Experts argue that the fiscal impact on the government’s treasury is actually going to be just between Rs 15,500-Rs. 55,000 crore. This is because most of the measures announced by the Finance Minister are credit-focused. By nudging the financial system to lend more money, none of these announcements actually will involve the government spending a great deal in the current financial year.
Roy submitted that any form of relief fund given by a government is defined as “a fund that comes directly out of the government’s treasury and goes straight into the hands of the people through a linear channel. The Atmanirbhar Bharat Abhiyan is far from that.” He further added that, “It is apparent that there is going to be very less spending from the government’s treasury in this scheme; there is no real cash-out mechanism announced by the government and no tangible amount seems to be going into the hands of MSMEs directly.”
EPF and TDS
The EPF scheme is a good measure but reducing the rate of TDS may not help much as it does not reduce the liability, it merely defers it. Under the current circumstances, it is dangerous to assume that there would be income generation and enhancement by the end of the year. On the contrary, it may cause even more stress, therefore, this is purely an administrative measure that holds no real financial significance for the MSMEs and their employees.
The government should have indulged multiple agencies to offer financial support and stimulus to MSMEs while being linked to one common electronic platform to keep checks and balances. Instead, it has talked of “Registered MSME”, which crumbles under the lens of scrutiny. The question that arises from the new rule is why National Small Industries Corporation (NSIC) registration is required if the government already has a turnover-based definition and the data of businesses available through GST about the number and value of invoices MSMEs have raised.
It so appears that the registration on Udyog Aadhaar has been made compulsory to attain the status of a “Registered MSME”. It is a welcome move, but the portal https://www.msme-udyogaadhaar.com is cumbersome that needs to be upgraded as it crashes constantly and takes more than a dozen attempts to submit the form.
Animesh Saxena, President, FISME, told Economic Times, that while he welcomes the government’s announcements, what the MSMEs have been looking for is something that could immediately rescue the fund starved sector. “With zero revenue coming in throughout the last two months, the survival of MSMEs is today very much at stake. The cost of salary and wages in the sector goes up to 30-35 per cent and then there are fixed costs like rentals, electricity etc,” said Saxena.

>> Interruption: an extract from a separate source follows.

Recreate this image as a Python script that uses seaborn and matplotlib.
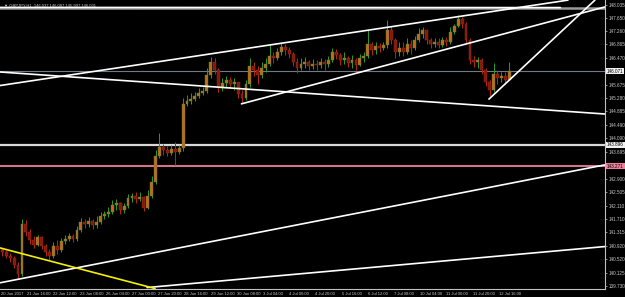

“The government clearly isn’t giving them (MSMEs) any money; rather it is showing them a path to borrow money, for now, providing an uncertain and dangerous but short path to deal with this crisis,” Roy pointed out. The government should have announced a cash flow based financing system that could have brought immediate relief to the ailing enterprises. On the contrary, it is feared that creating institutions and layers for the MSMEs to seek financial relief will only delay cash flow rather than enhance it. It could have been a breather for small businesses had the government taken care of their fixed expenses.
Under the current circumstances, the MSMEs are left with no other option but to approach the government once all over again seeking financial help that bails out the sinking businesses. It will also help save millions of jobs that otherwise may lead to civil unrest.